The materials don’t harken back to a machismo presented by minimalist forefathers like the notorious Richard Serra. Instead they utilize flexible, common and synthetic materials. Their flexibility and limp attitude seem to point to the personification of objects and their potential fallacy. The human quality to these large scale object installations is their most captivating quality.
Yamini Nayar
It’s surprising that I’m seeing Yamini Nayar for the first time exhibited by Mumbai’s Jhaveri Contemporary at Frieze, considering the fact that she’s American and based in Brooklyn. Nayar compresses different media and attitudes into a simple photographic gesture. She uses collage, refuse, sculptural material, and paint to create tableau that then are photographed as their final iteration.
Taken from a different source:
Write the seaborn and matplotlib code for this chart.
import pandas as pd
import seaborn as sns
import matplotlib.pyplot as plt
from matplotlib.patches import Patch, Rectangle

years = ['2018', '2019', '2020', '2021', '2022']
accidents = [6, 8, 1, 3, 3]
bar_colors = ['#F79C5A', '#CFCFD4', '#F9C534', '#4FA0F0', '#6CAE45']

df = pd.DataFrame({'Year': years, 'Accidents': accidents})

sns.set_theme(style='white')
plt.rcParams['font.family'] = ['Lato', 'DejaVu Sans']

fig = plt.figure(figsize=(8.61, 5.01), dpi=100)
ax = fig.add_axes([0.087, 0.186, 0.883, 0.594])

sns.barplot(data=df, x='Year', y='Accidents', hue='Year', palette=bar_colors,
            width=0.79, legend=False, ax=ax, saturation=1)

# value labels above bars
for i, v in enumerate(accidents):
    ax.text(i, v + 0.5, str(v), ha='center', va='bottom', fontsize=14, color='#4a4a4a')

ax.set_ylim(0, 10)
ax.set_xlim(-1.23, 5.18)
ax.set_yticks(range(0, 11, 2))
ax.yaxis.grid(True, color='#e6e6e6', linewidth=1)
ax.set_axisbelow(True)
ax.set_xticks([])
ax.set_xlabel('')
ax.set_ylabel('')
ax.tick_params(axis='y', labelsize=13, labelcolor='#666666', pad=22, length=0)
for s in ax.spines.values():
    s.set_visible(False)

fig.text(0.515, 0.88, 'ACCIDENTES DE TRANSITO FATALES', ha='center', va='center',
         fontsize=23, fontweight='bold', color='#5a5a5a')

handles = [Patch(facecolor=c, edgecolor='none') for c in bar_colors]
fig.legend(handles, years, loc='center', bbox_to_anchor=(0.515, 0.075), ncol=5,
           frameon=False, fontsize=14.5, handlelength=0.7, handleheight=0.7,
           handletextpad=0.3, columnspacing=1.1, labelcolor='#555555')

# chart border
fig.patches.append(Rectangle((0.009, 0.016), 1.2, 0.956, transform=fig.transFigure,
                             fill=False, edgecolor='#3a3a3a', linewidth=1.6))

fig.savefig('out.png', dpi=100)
The results are dizzying, scaleless, and dense. The concluding photographs of layered and rich multifarious object situation becomes impossible to pare down or piece apart. The images then become circular in nature as the viewer can’t discern a beginning or an end. The work’s indecipherable quality is attributed to the homogenous effect of photography. It’s photography’s edgeless-ness that Nayar is elegantly, and maybe frustratingly, profiting from.
Judith Linhares
Judith Linhares was the one booth I was specifically looking for at Frieze. Her work might look a little bit like Dana Schutz’s work, a much younger artist who has been the subject of hot debate recently. But, as my painter friends exclaim, as if referring to a 90s hip hop idol, Linhares is the original gangster.
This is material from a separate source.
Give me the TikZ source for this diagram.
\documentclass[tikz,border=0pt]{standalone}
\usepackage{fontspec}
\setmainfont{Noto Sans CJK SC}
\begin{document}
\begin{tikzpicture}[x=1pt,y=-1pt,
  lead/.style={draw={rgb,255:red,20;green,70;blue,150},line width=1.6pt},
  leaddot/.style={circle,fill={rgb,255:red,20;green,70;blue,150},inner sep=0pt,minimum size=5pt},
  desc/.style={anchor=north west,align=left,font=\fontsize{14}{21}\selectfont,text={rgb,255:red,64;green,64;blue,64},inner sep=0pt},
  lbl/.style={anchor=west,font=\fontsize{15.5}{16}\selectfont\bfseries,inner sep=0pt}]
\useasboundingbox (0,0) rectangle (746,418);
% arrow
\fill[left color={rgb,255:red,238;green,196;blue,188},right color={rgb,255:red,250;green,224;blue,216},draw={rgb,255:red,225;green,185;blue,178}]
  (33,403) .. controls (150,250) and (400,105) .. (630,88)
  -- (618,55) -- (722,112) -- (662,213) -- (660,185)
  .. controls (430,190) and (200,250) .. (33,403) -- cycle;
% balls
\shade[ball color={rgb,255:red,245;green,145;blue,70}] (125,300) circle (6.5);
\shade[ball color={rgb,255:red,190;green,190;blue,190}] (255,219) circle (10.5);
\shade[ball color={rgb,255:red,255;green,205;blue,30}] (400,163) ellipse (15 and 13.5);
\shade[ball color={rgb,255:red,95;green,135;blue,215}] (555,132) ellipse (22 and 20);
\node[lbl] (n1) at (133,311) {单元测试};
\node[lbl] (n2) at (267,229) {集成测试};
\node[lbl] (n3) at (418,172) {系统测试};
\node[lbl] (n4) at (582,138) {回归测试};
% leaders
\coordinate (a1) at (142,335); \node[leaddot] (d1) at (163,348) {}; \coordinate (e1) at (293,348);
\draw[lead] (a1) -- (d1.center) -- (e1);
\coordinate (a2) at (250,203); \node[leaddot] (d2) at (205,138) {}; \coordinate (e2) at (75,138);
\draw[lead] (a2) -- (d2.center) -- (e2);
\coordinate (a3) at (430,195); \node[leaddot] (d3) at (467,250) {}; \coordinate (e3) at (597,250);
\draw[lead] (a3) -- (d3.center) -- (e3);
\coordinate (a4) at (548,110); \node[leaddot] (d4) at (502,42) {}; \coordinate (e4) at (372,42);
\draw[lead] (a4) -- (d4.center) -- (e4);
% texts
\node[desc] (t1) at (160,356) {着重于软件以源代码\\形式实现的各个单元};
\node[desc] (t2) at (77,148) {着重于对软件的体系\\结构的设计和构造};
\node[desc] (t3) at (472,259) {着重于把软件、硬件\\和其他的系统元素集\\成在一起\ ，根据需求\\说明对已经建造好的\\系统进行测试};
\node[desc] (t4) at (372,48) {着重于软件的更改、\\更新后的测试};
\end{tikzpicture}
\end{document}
Her work is full of personal and kitschy imagery. It pervades camp, and garishness, but in a way that creates a familiar draw into language and story. The bright, almost sickly sweet colors are applied in impasto large brushed on strokes. The images of cats, birds, and women holding up their dresses to reveal their underwear (a metaphor for all painting maybe?) almost appear to glow from their multicolored surfaces. They dance and become real just through their insistence of marvellous paint handling. Her work exists somewhere between her roots in L.A.’s circus of entertainers, and story book memory.
Jessica Dickenson
Jessica Dickenson’s painting process is all about time. She layers paint as if its primordial mud upon a heavy limestone polymer and plywood surface. The process means that it takes about a year to complete a single painting. She layers, and scrapes paint from the surface, over and over, until the piece begins to make itself. The paintings have a vitality onto their own. Their long working time and relationship to the hands of the artist complicates their position. Their surface resembles worn skin. Its indexical marks, relate to their strange transformative temporality of their making.
Kiki Kogelnik
Kiki Kogelnik’s work hit me like a tab of acid. It’s burning color, spinning patterns, and transforming bodies energized me in a pop explosion. The work reveals a futuristic spirit and exploration. What’s most impressive is that this work was created in the 1960s and 70s, way before the frequent discussions about androgynous bodies or cyborgs that are popular today.
Having a similar feeling to the movie Blade Runner, Kogelnik tries to imagine a future body without enough information. This lack of exactitude only provides more play, and more fictitious flare. At first the paintings seemed to function exclusively like pop icons rather than an investigation into the logic of a painted surface. However, the paintings slowly revealed more sophisticated details, like small sculptural elements, and an interesting play between thin paint and bold colored surface.
These paintings feel like somehow Kiki Kogelnik could look into the future, like they’re made by a young painter in Bushwick today—especially with their neon color schemes and prominent figurative elements. Like Hilma Af Klimt who created abstract works far before her time, Kogelnik was a spectre into a future painting discussion.